Outre le Liban, plusieurs autres pays, notamment européens, les États-Unis et l’Arabie saoudite, contribuent sur la base d’un système de volontariat au versement du montant restant par le biais de sommes qui varient chaque année selon les pays, aucun État n’étant tenu à verser une somme fixe.
Selon Omar Nachabé, criminologue et journaliste qui a longtemps suivi les travaux du TSL, le Liban peut, s’il le souhaite, demander de s’en remettre aux autres bailleurs de fonds pour qu’ils paient à sa place, du moins une partie de sa contribution, en arguant l’insolvabilité de l’État. M. Nachabé fonde son argument sur un paragraphe figurant dans la résolution 1757, qui selon lui permet ce type de recours. Le texte prévoit que « si les contributions volontaires étaient insuffisantes pour permettre au tribunal de s’acquitter de son mandat, le secrétaire général de l’ONU et le Conseil de sécurité étudieraient d’autres moyens de financement ».
Selon un expert, qui a requis l’anonymat, il s’agit toutefois d’une « interprétation extensive du texte qui ne s’applique pas dans ce cas précis, le Liban ne pouvant en aucun cas se soustraire à ses obligations ». Le texte évoque une situation concernant « les contributions volontaires » et non des engagements financiers et contraignants du Liban.

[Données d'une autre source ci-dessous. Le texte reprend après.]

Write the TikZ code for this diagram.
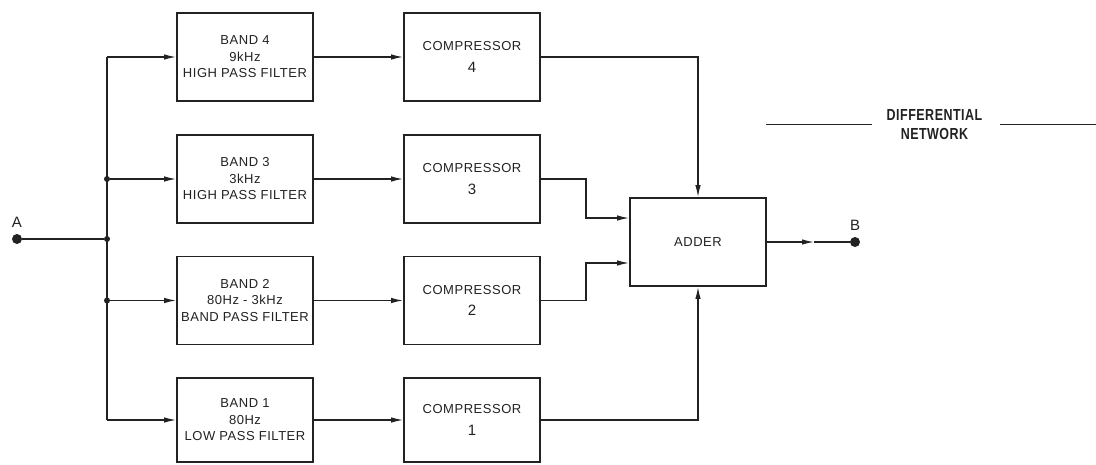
\documentclass[tikz,border=0pt]{standalone}
\usepackage{fontspec}
\setmainfont{Liberation Sans}
\newfontfamily\labfont[LetterSpace=4]{Liberation Sans}
\newfontfamily\dnfont[LetterSpace=4]{Liberation Sans Bold}
\usetikzlibrary{arrows.meta,positioning}
\definecolor{ink}{HTML}{222222}
\begin{document}
\begin{tikzpicture}[x=1pt,y=-1pt,
  blk/.style={draw=ink,line width=1.8pt,minimum width=136pt,minimum height=88pt,
    inner sep=0pt,align=center,text=ink,font=\labfont\fontsize{13}{16.5}\selectfont},
  comp/.style={blk},
  conn/.style={draw=ink,line width=1.3pt},
  arr/.style={conn,-{Latex[length=12pt,width=5.5pt]}},
  term/.style={circle,fill=ink,inner sep=0pt,minimum size=10pt},
  junc/.style={circle,fill=ink,inner sep=0pt,minimum size=6pt},
  lbl/.style={text=ink,font=\labfont\fontsize{15}{17}\selectfont,inner sep=0pt}]
\useasboundingbox[fill=white] (0,0) rectangle (1096,464);

% filters
\node[blk] (f4) at (245,57) {BAND 4\\9kHz\\HIGH PASS FILTER};
\node[blk] (f3) at (245,179) {BAND 3\\3kHz\\HIGH PASS FILTER};
\node[blk] (f2) at (245,300.5) {BAND 2\\80Hz - 3kHz\\BAND PASS FILTER};
\node[blk,minimum height=84pt] (f1) at (245,420) {BAND 1\\80Hz\\LOW PASS FILTER};

% compressors
\node[comp] (c4) at (472,57) {COMPRESSOR\\[5pt]{\fontsize{15}{16}\selectfont 4}};
\node[comp] (c3) at (472,179) {COMPRESSOR\\[5pt]{\fontsize{15}{16}\selectfont 3}};
\node[comp] (c2) at (472,300.5) {COMPRESSOR\\[5pt]{\fontsize{15}{16}\selectfont 2}};
\node[comp,minimum height=84pt] (c1) at (472,420) {COMPRESSOR\\[5pt]{\fontsize{15}{16}\selectfont 1}};

% adder
\node[blk] (adder) at (698,242) {ADDER};

% terminals
\node[term] (A) at (17,239) {};
\node[lbl] (Alab) at (17,222) {A};
\node[term] (B) at (855,242) {};
\node[lbl] (Blab) at (855,225) {B};

% bus
\coordinate (b4) at (107,57);
\coordinate (b1) at (107,420);
\node[junc] (j3) at (107,179) {};
\node[junc] (jA) at (107,239) {};
\node[junc] (j2) at (107,300.5) {};
\draw[conn] (b4) -- (b1);
\draw[conn] (A) -- (jA);
\draw[arr] (b4) -- (f4.west);
\draw[arr] (j3) -- (f3.west);
\draw[arr] (j2) -- (f2.west);
\draw[arr] (b1) -- (f1.west);

% filters to compressors
\draw[arr] (f4) -- (c4);
\draw[arr] (f3) -- (c3);
\draw[arr] (f2) -- (c2);
\draw[arr] (f1) -- (c1);

% compressors to adder
\draw[arr] (c4.east) -| (adder.north);
\draw[arr] (c3.east) -- ++(45,0) |- ([yshift=24pt]adder.west);
\draw[arr] (c2.east) -- ++(45,0) |- ([yshift=-21pt]adder.west);
\draw[arr] (c1.east) -| (adder.south);

% output
\coordinate (mid) at (814,242);
\draw[arr] (adder.east) -- (mid);
\draw[conn] (mid) -- (B);

% differential network
\node[text=ink,align=center,inner sep=0pt,font=\dnfont\fontsize{16}{19}\selectfont] (dn) at (934.5,125)
  {\scalebox{0.78}[1]{DIFFERENTIAL}\\ \scalebox{0.78}[1]{NETWORK}};
\coordinate (l1) at (766,124);
\coordinate (l2) at (872,124);
\coordinate (r1) at (1000,124);
\coordinate (r2) at (1096,124);
\draw[conn,line width=1pt] (l1) -- (l2);
\draw[conn,line width=1pt] (r1) -- (r2);
\end{tikzpicture}
\end{document}
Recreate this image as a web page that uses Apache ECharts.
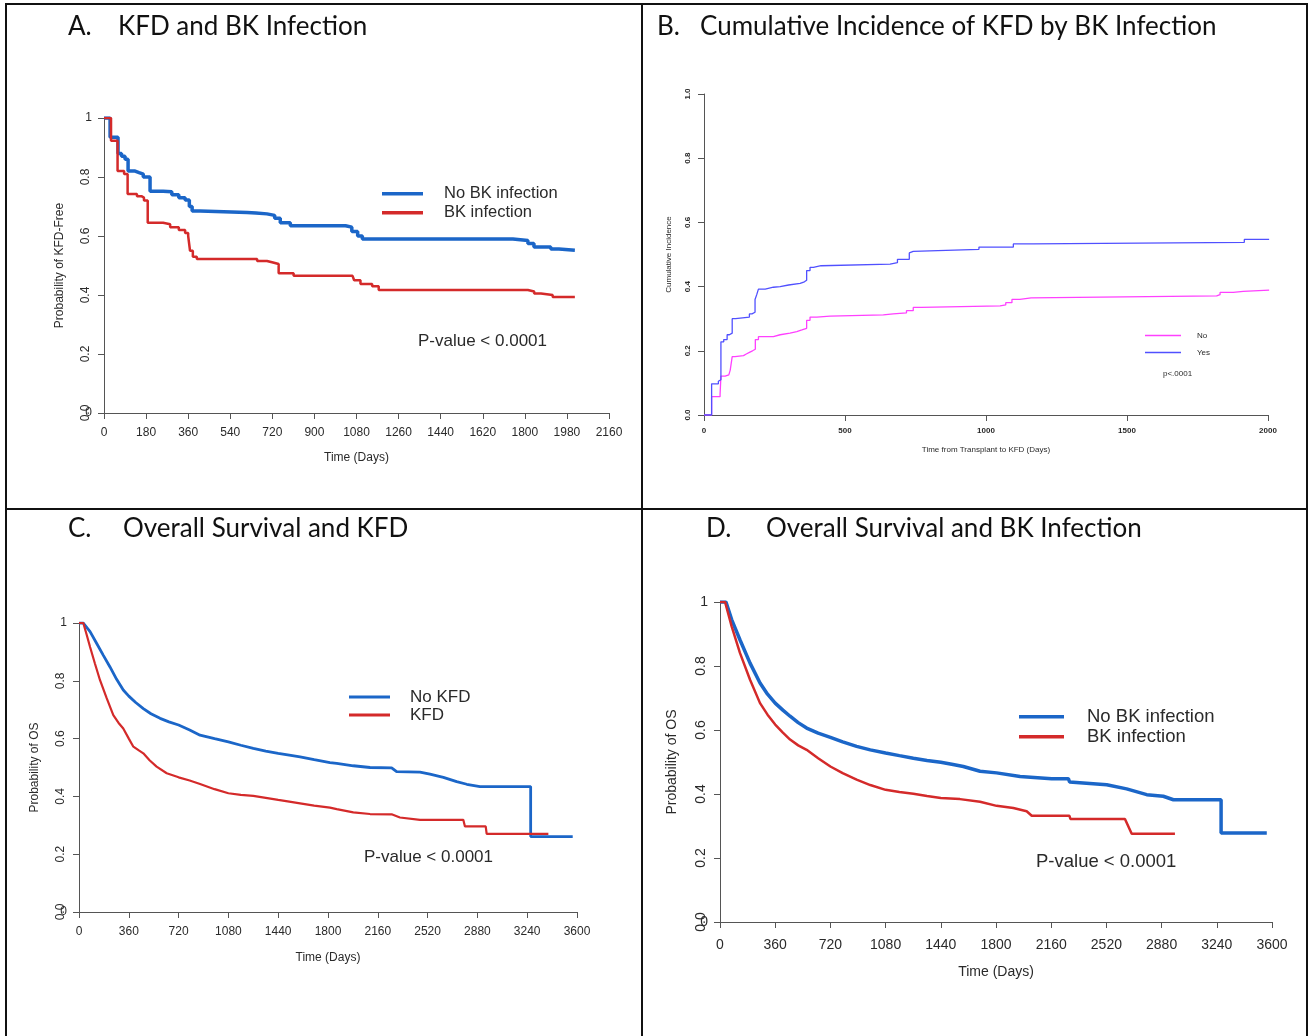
<!DOCTYPE html>
<html>
<head>
<meta charset="utf-8">
<script src="https://cdn.jsdelivr.net/npm/echarts@6/dist/echarts.min.js"></script>
<style>
html,body{margin:0;padding:0;background:#fff;}
#c{width:1316px;height:1036px;}
</style>
</head>
<body>
<div id="c"></div>
<script>
// ---------- Panel A: KFD and BK Infection (KM, KFD-free) ----------
var A_xTicks = [0,180,360,540,720,900,1080,1260,1440,1620,1800,1980,2160];
var A_yTicks = [0,0.2,0.4,0.6,0.8,1];
var A_noBK_t = [0,26,60,75,90,103,133,150,168,197,253,290,320,347,365,377,411,612,650,697,730,754,797,1033,1060,1085,1105,1131,1749,1813,1839,1911,1946,2014];
var A_noBK_s = [1,0.935,0.88,0.87,0.86,0.82,0.815,0.81,0.80,0.752,0.75,0.74,0.73,0.722,0.70,0.685,0.68,0.678,0.675,0.67,0.66,0.645,0.635,0.63,0.615,0.60,0.59,0.59,0.585,0.575,0.563,0.556,0.552,0.552];
var A_BK_t = [0,30,58,86,101,141,160,171,187,253,283,320,347,360,368,380,397,655,697,723,747,811,1063,1070,1097,1147,1175,1813,1840,1869,1919,2014];
var A_BK_s = [1,0.923,0.82,0.81,0.742,0.735,0.73,0.72,0.645,0.64,0.63,0.62,0.61,0.60,0.55,0.53,0.522,0.515,0.51,0.505,0.474,0.465,0.46,0.45,0.437,0.43,0.417,0.412,0.405,0.40,0.393,0.393];

// ---------- Panel B: Cumulative incidence of KFD by BK infection ----------
var B_xTicks = [0,500,1000,1500,2000];
var B_yTicks = [0,0.2,0.4,0.6,0.8,1.0];
var B_yes_t = [0,27,51,56,60,70,82,90,100,112,161,170,176,181,187,193,217,246,270,300,341,356,364,376,388,415,660,686,728,733,742,975,1097,1167,1916,2004];
var B_yes_s = [0,0.097,0.105,0.11,0.228,0.235,0.25,0.255,0.30,0.305,0.315,0.32,0.32,0.36,0.375,0.392,0.398,0.40,0.405,0.41,0.415,0.42,0.45,0.46,0.465,0.47,0.475,0.485,0.505,0.51,0.516,0.523,0.533,0.538,0.547,0.547];
var B_no_t = [0,27,57,60,75,88,93,100,110,140,150,161,172,182,193,246,270,305,329,347,364,376,400,447,636,671,718,742,771,1050,1070,1092,1120,1160,1818,1830,1877,1912,2004];
var B_no_s = [0,0.057,0.065,0.121,0.125,0.13,0.14,0.182,0.185,0.19,0.195,0.20,0.205,0.235,0.244,0.25,0.255,0.26,0.265,0.27,0.295,0.305,0.308,0.312,0.315,0.318,0.325,0.335,0.34,0.343,0.35,0.36,0.365,0.371,0.375,0.382,0.385,0.389,0.389];

// ---------- Panel C: Overall survival and KFD ----------
var C_xTicks = [0,360,720,1080,1440,1800,2160,2520,2880,3240,3600];
var C_yTicks = [0,0.2,0.4,0.6,0.8,1];
var C_noKFD_t = [0,31,80,128,176,224,272,320,360,410,465,520,586,650,720,800,875,980,1080,1170,1260,1350,1440,1520,1598,1700,1814,1863,1983,2104,2260,2296,2465,2537,2634,2730,2803,2899,3265,3265,3569];
var C_noKFD_s = [1,1,0.97,0.929,0.888,0.848,0.805,0.768,0.747,0.725,0.704,0.686,0.670,0.658,0.647,0.630,0.612,0.600,0.589,0.577,0.566,0.557,0.549,0.543,0.537,0.527,0.517,0.514,0.506,0.500,0.499,0.486,0.484,0.477,0.466,0.451,0.442,0.434,0.434,0.261,0.261];
var C_KFD_t = [0,31,55,80,115,152,200,248,285,320,360,393,430,465,510,561,634,720,800,875,980,1080,1170,1260,1350,1440,1520,1598,1700,1814,1863,1983,2104,2260,2320,2465,2778,2790,2940,2947,3393];
var C_KFD_s = [1,1,0.96,0.917,0.86,0.802,0.74,0.681,0.655,0.635,0.60,0.572,0.56,0.549,0.525,0.503,0.480,0.466,0.455,0.443,0.425,0.411,0.405,0.402,0.395,0.388,0.382,0.376,0.368,0.361,0.356,0.345,0.339,0.338,0.327,0.319,0.319,0.296,0.296,0.270,0.270];

// ---------- Panel D: Overall survival and BK infection ----------
var D_xTicks = [0,360,720,1080,1440,1800,2160,2520,2880,3240,3600];
var D_yTicks = [0,0.2,0.4,0.6,0.8,1];
var D_noBK_t = [0,39,76,130,196,261,310,360,410,457,510,565,640,720,800,891,980,1080,1170,1261,1350,1440,1520,1587,1696,1804,1957,2163,2272,2280,2522,2652,2783,2891,2957,3268,3268,3566];
var D_noBK_s = [1,1,0.945,0.882,0.809,0.747,0.712,0.684,0.662,0.643,0.623,0.606,0.590,0.577,0.563,0.549,0.538,0.528,0.52,0.512,0.505,0.499,0.492,0.486,0.471,0.466,0.455,0.448,0.448,0.4375,0.429,0.416,0.398,0.393,0.382,0.382,0.278,0.278];
var D_BK_t = [0,33,76,130,196,261,310,360,410,457,510,565,640,720,800,891,980,1080,1170,1261,1350,1440,1565,1696,1804,1913,2000,2033,2279,2285,2641,2685,2967];
var D_BK_s = [1,1,0.924,0.841,0.757,0.684,0.648,0.617,0.592,0.570,0.552,0.538,0.512,0.486,0.465,0.445,0.428,0.413,0.406,0.401,0.394,0.3875,0.384,0.376,0.363,0.356,0.346,0.332,0.332,0.322,0.322,0.276,0.276];

var titles = [
  {letter:'A.', text:'KFD and BK Infection'},
  {letter:'B.', text:'Cumulative Incidence of KFD by BK Infection'},
  {letter:'C.', text:'Overall Survival and KFD'},
  {letter:'D.', text:'Overall Survival and BK Infection'}
];
var pText = 'P-value < 0.0001';
var pTextB = 'p<.0001';

function zip(t, s){ return t.map(function(v,i){ return [v, s[i]]; }); }

var BLUE = '#1b66c8', RED = '#d42a2a', BBLUE = '#5050ff', BMAG = '#ff40ff';
var RFONT = 'Liberation Sans';
var TFONT = 'Lato';
var AXC = '#555';
var TXC = '#2a2a2a';

var grids = [
  {left:104, top:118, width:505, height:295},
  {left:704, top:94, width:564, height:321},
  {left:79, top:623, width:498, height:289},
  {left:720, top:602, width:552, height:320}
];

function xAx(g, ticks, fs, name, nameGap, nfs, bold, margin){
  return {
    type:'value', gridIndex:g, position:'bottom', min:ticks[0], max:ticks[ticks.length-1], interval:ticks[1]-ticks[0],
    axisLine:{show:true, onZero:false, lineStyle:{color:AXC, width:1}},
    axisTick:{show:true, inside:false, length:6, lineStyle:{color:AXC}},
    axisLabel:{show:true, fontSize:fs, fontFamily:RFONT, color:TXC, margin:margin, fontWeight: bold?'bold':'normal', showMinLabel:true, showMaxLabel:true,
      formatter:function(v){ return String(v); }},
    splitLine:{show:false},
    name:name, nameLocation:'middle', nameGap:nameGap,
    nameTextStyle:{fontSize:nfs, fontFamily:RFONT, color:TXC}
  };
}
function yAxRot(g, ticks, fs, name, nameGap, nfs, bold, margin, skipOne){
  return {
    type:'value', gridIndex:g, position:'left', min:ticks[0], max:ticks[ticks.length-1], interval:ticks[1]-ticks[0],
    axisLine:{show:true, onZero:false, lineStyle:{color:AXC, width:1}},
    axisTick:{show:true, inside:false, length:6, lineStyle:{color:AXC}},
    axisLabel:{show:true, rotate:90, fontSize:fs, fontFamily:RFONT, color:TXC, margin:margin, fontWeight: bold?'bold':'normal',
      showMinLabel:true, showMaxLabel:true,
      formatter:function(v){ if(skipOne && Math.abs(v-1)<1e-9) return ''; return v.toFixed(1); }},
    splitLine:{show:false},
    name:name, nameLocation:'middle', nameGap:nameGap,
    nameTextStyle:{fontSize:nfs, fontFamily:RFONT, color:TXC}
  };
}
function yAxUp(g, fs, margin){
  return {
    type:'value', gridIndex:g, position:'left', offset:0, min:0, max:1, interval:1,
    axisLine:{show:false, onZero:false}, axisTick:{show:false}, splitLine:{show:false},
    axisLabel:{show:true, fontSize:fs, fontFamily:RFONT, color:TXC, margin:margin, showMinLabel:true, showMaxLabel:true,
      formatter:function(v){ return String(v); }}
  };
}

function km(name, t, s, xi, yi, color, width, step){
  return {
    name:name, type:'line', xAxisIndex:xi, yAxisIndex:yi, data:zip(t,s),
    step: step ? 'end' : false, symbol:'none', showSymbol:false, silent:true, animation:false,
    lineStyle:{color:color, width:width}, itemStyle:{color:color}
  };
}

function legend(names, left, top, iw, fs, gap, textPad, lh){
  return {
    data:names.map(function(n){ return {name:n, icon:'rect'}; }),
    orient:'vertical', left:left, top:top, itemWidth:iw, itemHeight:lh, itemGap:gap,
    padding:0, selectedMode:false,
    textStyle:{fontSize:fs, fontFamily:RFONT, color:TXC, padding:[0,0,0,textPad], lineHeight:fs+1}
  };
}

var graphics = [];
// borders
graphics.push({type:'rect', shape:{x:6, y:4, width:1301, height:1040}, style:{fill:'none', stroke:'#111', lineWidth:2}});
graphics.push({type:'line', shape:{x1:642, y1:4, x2:642, y2:1036}, style:{stroke:'#111', lineWidth:2}});
graphics.push({type:'line', shape:{x1:6, y1:509, x2:1307, y2:509}, style:{stroke:'#111', lineWidth:2}});
// titles
var titlePos = [
  {lx:68, tx:118, y:27},
  {lx:657, tx:700, y:27},
  {lx:68, tx:123, y:529},
  {lx:706, tx:766, y:529}
];
titles.forEach(function(t,i){
  var p = titlePos[i];
  graphics.push({type:'text', x:p.lx, y:p.y, style:{text:t.letter, fontSize:26, fontFamily:TFONT, fill:'#111', verticalAlign:'middle'}});
  graphics.push({type:'text', x:p.tx, y:p.y, style:{text:t.text, fontSize:26, fontFamily:TFONT, fill:'#111', verticalAlign:'middle'}});
});
// p-values
graphics.push({type:'text', x:418, y:341, style:{text:pText, fontSize:17, fontFamily:RFONT, fill:TXC, verticalAlign:'middle'}});
graphics.push({type:'text', x:1163, y:374, style:{text:pTextB, fontSize:8, fontFamily:RFONT, fill:TXC, verticalAlign:'middle'}});
graphics.push({type:'text', x:364, y:857, style:{text:pText, fontSize:17, fontFamily:RFONT, fill:TXC, verticalAlign:'middle'}});
graphics.push({type:'text', x:1036, y:862, style:{text:pText, fontSize:18.5, fontFamily:RFONT, fill:TXC, verticalAlign:'middle'}});

var option = {
  backgroundColor:'#fff',
  animation:false,
  grid: grids.map(function(g){ return {left:g.left, top:g.top, width:g.width, height:g.height, containLabel:false}; }),
  xAxis: [
    xAx(0, A_xTicks, 12, 'Time (Days)', 39, 12, false, 14),
    xAx(1, B_xTicks, 8, 'Time from Transplant to KFD (Days)', 31, 8, true, 12),
    xAx(2, C_xTicks, 12, 'Time (Days)', 40, 12, false, 14),
    xAx(3, D_xTicks, 14, 'Time (Days)', 43, 14, false, 16)
  ],
  yAxis: [
    yAxRot(0, A_yTicks, 12, 'Probability of KFD-Free', 38, 12, false, 12, true),
    yAxUp(0, 12, 12),
    yAxRot(1, B_yTicks, 8, 'Cumulative Incidence', 31, 8, true, 12, false),
    yAxRot(2, C_yTicks, 12, 'Probability of OS', 38, 12, false, 12, true),
    yAxUp(2, 12, 12),
    yAxRot(3, D_yTicks, 14, 'Probability of OS', 41, 14, false, 12, true),
    yAxUp(3, 14, 12)
  ],
  legend: [
    legend(['No BK infection','BK infection'], 382, 185, 41, 16.5, 1.5, 16, 3.5),
    legend(['No','Yes'], 1145, 331, 36, 8, 8, 11, 1.3),
    legend(['No KFD','KFD'], 349, 688, 41, 17, 0, 15, 3),
    legend(['No BK infection ','BK infection '], 1019, 707, 45, 18.5, 0.5, 18, 3.5)
  ],
  series: [
    km('No BK infection', A_noBK_t, A_noBK_s, 0, 0, BLUE, 3.5, true),
    km('BK infection', A_BK_t, A_BK_s, 0, 0, RED, 2.5, true),
    km('No', B_no_t, B_no_s, 1, 2, BMAG, 1.3, true),
    km('Yes', B_yes_t, B_yes_s, 1, 2, BBLUE, 1.3, true),
    km('No KFD', C_noKFD_t, C_noKFD_s, 2, 3, BLUE, 2.8, false),
    km('KFD', C_KFD_t, C_KFD_s, 2, 3, RED, 2.2, false),
    km('No BK infection ', D_noBK_t, D_noBK_s, 3, 5, BLUE, 3.5, false),
    km('BK infection ', D_BK_t, D_BK_s, 3, 5, RED, 2.5, false)
  ],
  graphic: graphics
};

var chart = echarts.init(document.getElementById('c'), null, {renderer:'canvas'});
chart.setOption(option);
</script>
</body>
</html>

C’est à mi-chemin que se situe l’avis du professeur de droit international Chafic Masri, qui estime que l’issue pourrait être trouvée dans le texte de la résolution 1757, mais qu’elle n’est pas sans prix. « Si le gouvernement libanais souhaite se désister du paiement, il devra par conséquent signifier sa volonté de suspendre les travaux de cette cour », dit M. Masri. « Le problème, c’est qu’en cas de désistement du Liban, cela signifierait qu’il se serait dérobé à ses engagements internationaux, ce qui est d’autant plus grave que c’est lui qui avait sollicité la création du tribunal », poursuit le professeur, laissant entendre que ce serait alors un camouflet pour le gouvernement et une perte de son prestige auprès de la communauté internationale.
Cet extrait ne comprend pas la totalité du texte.